If that K&T is in use I don't think it can be covered with any insulation.


----------



## Fix'n it (Mar 12, 2012)

that is going to be replaced.


----------



## Fix'n it (Mar 12, 2012)

oh, and, as you can see, it was covered by insulation. not saying that that is correct, but it was covered. 

as to the original question. i think its about R-6, if that. and i bet that same garbage is in my walls.


----------



## joecaption (Nov 30, 2011)

What you have is less then 1/3 of what was needed and it's upside down.
The paper was suppost to be toward the heated surface.
http://www.energystar.gov/index.cfm?c=home_sealing.hm_improvement_insulation_table

2X4 joist with plaster ceilings, Hmm. A sure way to have cracks everywhere.

Your going to have to make sure there's soffit vents, a ridge vent, baffles to keep the insulation away from the soffits and allow air flow.


----------



## Windows on Wash (Aug 30, 2011)

+1

Get the K&T out as you are.

You have about an R-6 to R-9 up there at absolute best.
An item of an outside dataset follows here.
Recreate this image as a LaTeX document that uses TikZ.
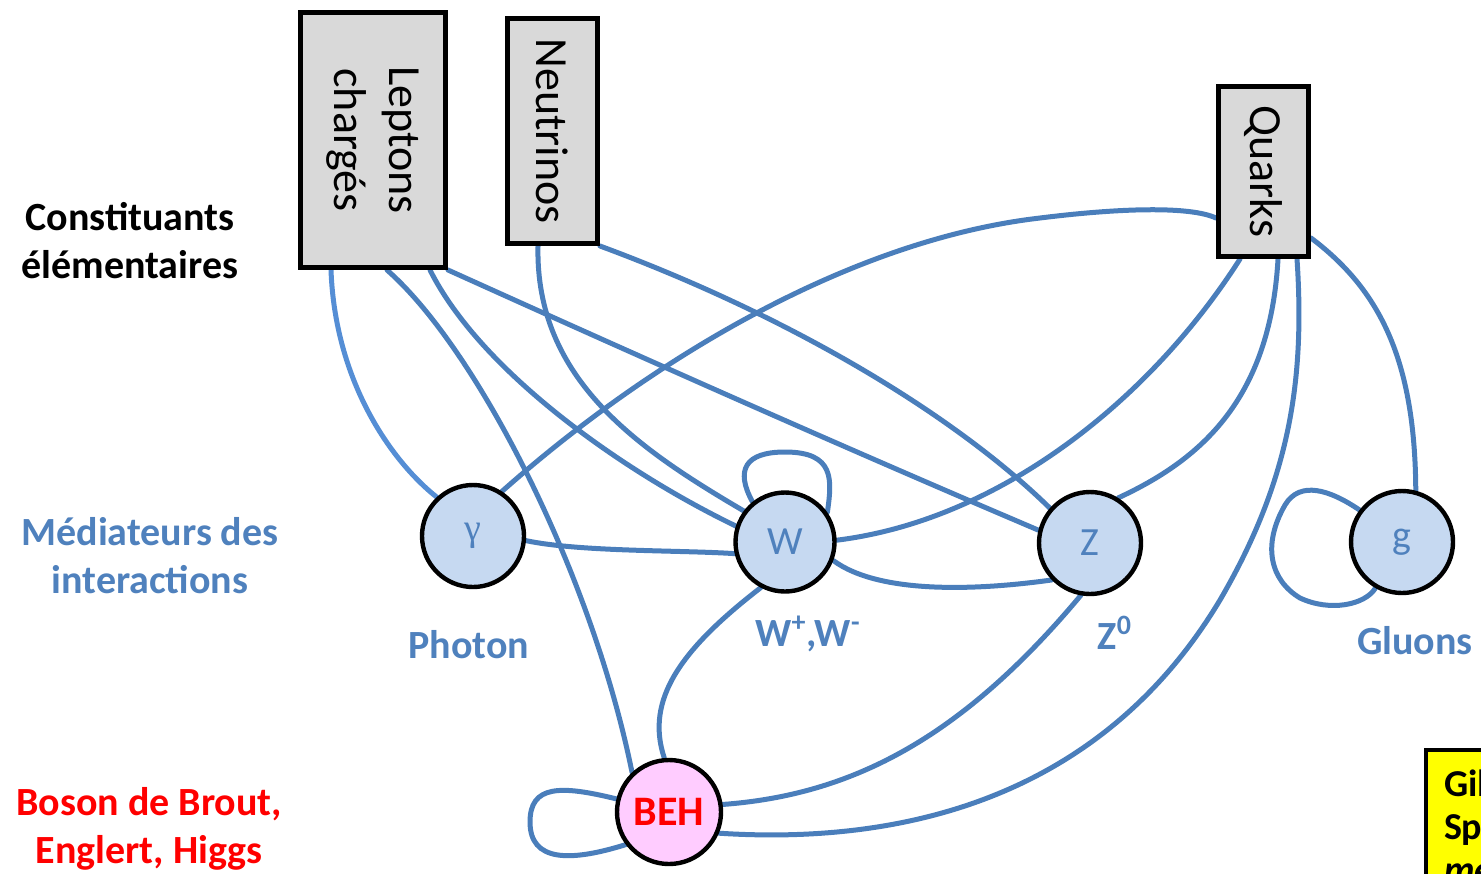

Get out the K&T, air seal, blow in an R-50 and you will be so...so...so far ahead it won't even be comparable.


----------



## Fix'n it (Mar 12, 2012)

joecaption said:


> What you have is less then 1/3 of what was needed and it's upside down.
> The paper was suppost to be toward the heated surface.
> http://www.energystar.gov/index.cfm?c=home_sealing.hm_improvement_insulation_table
> 
> ...


there is paper, or whatever it is, on both sides. 

there are not many cracks at all. of course it is always possible, and probably probable, that they were repaired in the past. idk

no ridge vent. there are 4 of the cheapo vents on the roof. and there are no soffit vents. though there is air leakage in those areas = i can see light leaking in. i would like to install some. but, i don't think this old house would make it easy on me. i do have a dormer on the front of the house. i was thinking about putting a slat vent in where there are windows now.
there are houses like mine that have it this way.


----------



## Fix'n it (Mar 12, 2012)

Windows on Wash said:


> +1
> 
> Get the K&T out as you are.
> 
> ...


how thick would R-50 cellulose be ?

not only am i going to do those things. also new windows, and i am going to rip down the P&L on the outside walls and put new electrical and insulation in there.


----------



## Windows on Wash (Aug 30, 2011)

About 14".


----------



## jklingel (Dec 21, 2008)

14.07".....:laughing:


----------



## Windows on Wash (Aug 30, 2011)

jklingel said:


> 14.07".....:laughing:


Well...you have about the effective R-Value of R-0.07 right now so this is certainly a step in the right direction.

:thumbup:


----------